◆ Raw data ◆
--- START ---

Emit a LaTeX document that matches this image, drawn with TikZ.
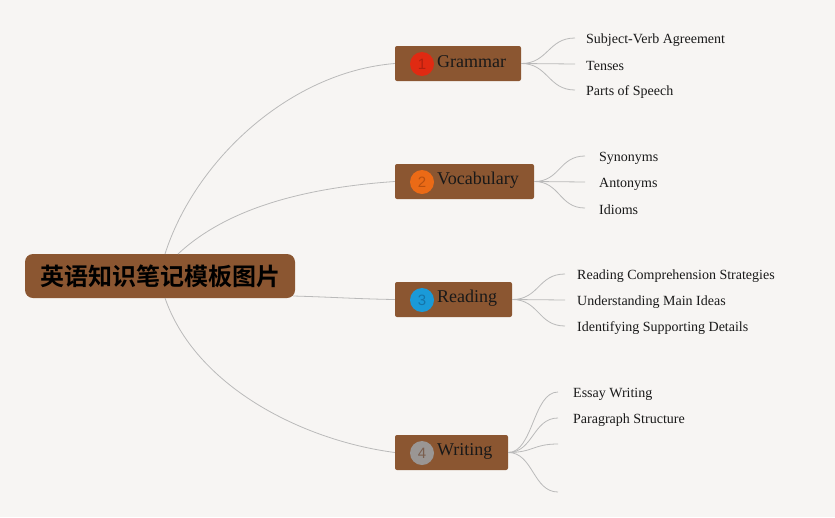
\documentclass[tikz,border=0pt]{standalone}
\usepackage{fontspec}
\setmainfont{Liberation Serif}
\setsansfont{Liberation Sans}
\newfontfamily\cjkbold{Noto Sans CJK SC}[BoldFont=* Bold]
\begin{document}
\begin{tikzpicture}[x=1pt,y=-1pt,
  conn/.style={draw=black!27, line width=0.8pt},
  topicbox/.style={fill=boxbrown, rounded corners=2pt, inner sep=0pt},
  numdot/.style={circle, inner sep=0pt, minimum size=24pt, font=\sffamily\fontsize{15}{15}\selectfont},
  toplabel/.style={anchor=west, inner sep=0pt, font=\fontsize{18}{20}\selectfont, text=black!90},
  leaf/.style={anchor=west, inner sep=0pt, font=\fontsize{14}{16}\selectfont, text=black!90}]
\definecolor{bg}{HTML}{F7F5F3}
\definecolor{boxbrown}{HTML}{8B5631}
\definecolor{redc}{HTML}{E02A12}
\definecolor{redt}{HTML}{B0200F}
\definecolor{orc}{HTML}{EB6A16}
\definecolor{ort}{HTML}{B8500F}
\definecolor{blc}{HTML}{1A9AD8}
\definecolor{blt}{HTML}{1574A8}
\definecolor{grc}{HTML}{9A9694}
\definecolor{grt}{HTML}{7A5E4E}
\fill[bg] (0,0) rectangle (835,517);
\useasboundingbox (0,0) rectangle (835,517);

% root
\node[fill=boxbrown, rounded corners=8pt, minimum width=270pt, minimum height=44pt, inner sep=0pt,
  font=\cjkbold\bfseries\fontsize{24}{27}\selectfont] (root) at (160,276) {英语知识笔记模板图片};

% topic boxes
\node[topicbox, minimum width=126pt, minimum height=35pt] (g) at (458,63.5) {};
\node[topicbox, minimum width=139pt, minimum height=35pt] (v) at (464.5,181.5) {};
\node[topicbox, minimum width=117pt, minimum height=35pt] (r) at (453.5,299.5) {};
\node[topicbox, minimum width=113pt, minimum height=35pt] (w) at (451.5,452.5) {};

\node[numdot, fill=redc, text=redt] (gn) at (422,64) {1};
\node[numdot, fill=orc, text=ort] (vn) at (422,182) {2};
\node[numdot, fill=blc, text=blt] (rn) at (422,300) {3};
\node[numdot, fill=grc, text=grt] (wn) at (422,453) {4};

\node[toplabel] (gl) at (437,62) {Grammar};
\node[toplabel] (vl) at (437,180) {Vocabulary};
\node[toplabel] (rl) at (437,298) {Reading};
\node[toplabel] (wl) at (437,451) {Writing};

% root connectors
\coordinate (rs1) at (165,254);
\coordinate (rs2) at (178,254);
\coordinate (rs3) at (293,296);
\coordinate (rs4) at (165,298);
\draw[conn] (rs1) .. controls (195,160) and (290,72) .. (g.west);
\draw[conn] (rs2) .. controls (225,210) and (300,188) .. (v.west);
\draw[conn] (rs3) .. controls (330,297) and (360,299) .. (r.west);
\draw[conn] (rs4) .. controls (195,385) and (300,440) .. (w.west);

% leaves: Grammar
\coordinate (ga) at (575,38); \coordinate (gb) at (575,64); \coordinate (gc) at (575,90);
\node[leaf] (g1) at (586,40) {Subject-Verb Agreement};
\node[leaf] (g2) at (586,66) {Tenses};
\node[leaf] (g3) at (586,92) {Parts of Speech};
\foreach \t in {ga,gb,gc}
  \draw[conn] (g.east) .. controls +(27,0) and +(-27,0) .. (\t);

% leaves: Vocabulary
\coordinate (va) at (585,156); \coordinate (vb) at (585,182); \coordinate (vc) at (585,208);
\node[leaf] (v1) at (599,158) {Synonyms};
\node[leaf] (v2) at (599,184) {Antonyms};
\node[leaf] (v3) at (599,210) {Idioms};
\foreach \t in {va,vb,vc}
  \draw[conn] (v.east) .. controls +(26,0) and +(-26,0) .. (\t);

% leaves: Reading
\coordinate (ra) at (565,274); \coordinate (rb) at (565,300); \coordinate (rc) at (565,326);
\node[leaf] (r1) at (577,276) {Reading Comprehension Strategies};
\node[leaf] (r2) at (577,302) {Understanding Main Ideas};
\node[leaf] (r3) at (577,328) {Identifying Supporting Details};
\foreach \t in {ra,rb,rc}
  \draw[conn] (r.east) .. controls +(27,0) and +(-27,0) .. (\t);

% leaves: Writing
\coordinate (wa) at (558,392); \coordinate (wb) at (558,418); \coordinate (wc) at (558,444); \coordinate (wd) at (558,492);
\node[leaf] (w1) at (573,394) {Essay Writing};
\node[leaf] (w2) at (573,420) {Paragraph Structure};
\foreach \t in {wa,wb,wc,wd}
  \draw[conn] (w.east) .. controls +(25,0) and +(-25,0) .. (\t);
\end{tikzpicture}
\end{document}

--- END ---

From the first line above down to the line with "(root) at (160,276)", reproduce every line and no others, omitting pictures.

Emit a LaTeX document that matches this image, drawn with TikZ.
\documentclass[tikz,border=0pt]{standalone}
\usepackage{fontspec}
\setmainfont{Liberation Serif}
\setsansfont{Liberation Sans}
\newfontfamily\cjkbold{Noto Sans CJK SC}[BoldFont=* Bold]
\begin{document}
\begin{tikzpicture}[x=1pt,y=-1pt,
  conn/.style={draw=black!27, line width=0.8pt},
  topicbox/.style={fill=boxbrown, rounded corners=2pt, inner sep=0pt},
  numdot/.style={circle, inner sep=0pt, minimum size=24pt, font=\sffamily\fontsize{15}{15}\selectfont},
  toplabel/.style={anchor=west, inner sep=0pt, font=\fontsize{18}{20}\selectfont, text=black!90},
  leaf/.style={anchor=west, inner sep=0pt, font=\fontsize{14}{16}\selectfont, text=black!90}]
\definecolor{bg}{HTML}{F7F5F3}
\definecolor{boxbrown}{HTML}{8B5631}
\definecolor{redc}{HTML}{E02A12}
\definecolor{redt}{HTML}{B0200F}
\definecolor{orc}{HTML}{EB6A16}
\definecolor{ort}{HTML}{B8500F}
\definecolor{blc}{HTML}{1A9AD8}
\definecolor{blt}{HTML}{1574A8}
\definecolor{grc}{HTML}{9A9694}
\definecolor{grt}{HTML}{7A5E4E}
\fill[bg] (0,0) rectangle (835,517);
\useasboundingbox (0,0) rectangle (835,517);

% root
\node[fill=boxbrown, rounded corners=8pt, minimum width=270pt, minimum height=44pt, inner sep=0pt,
  font=\cjkbold\bfseries\fontsize{24}{27}\selectfont] (root) at (160,276) {英语知识笔记模板图片};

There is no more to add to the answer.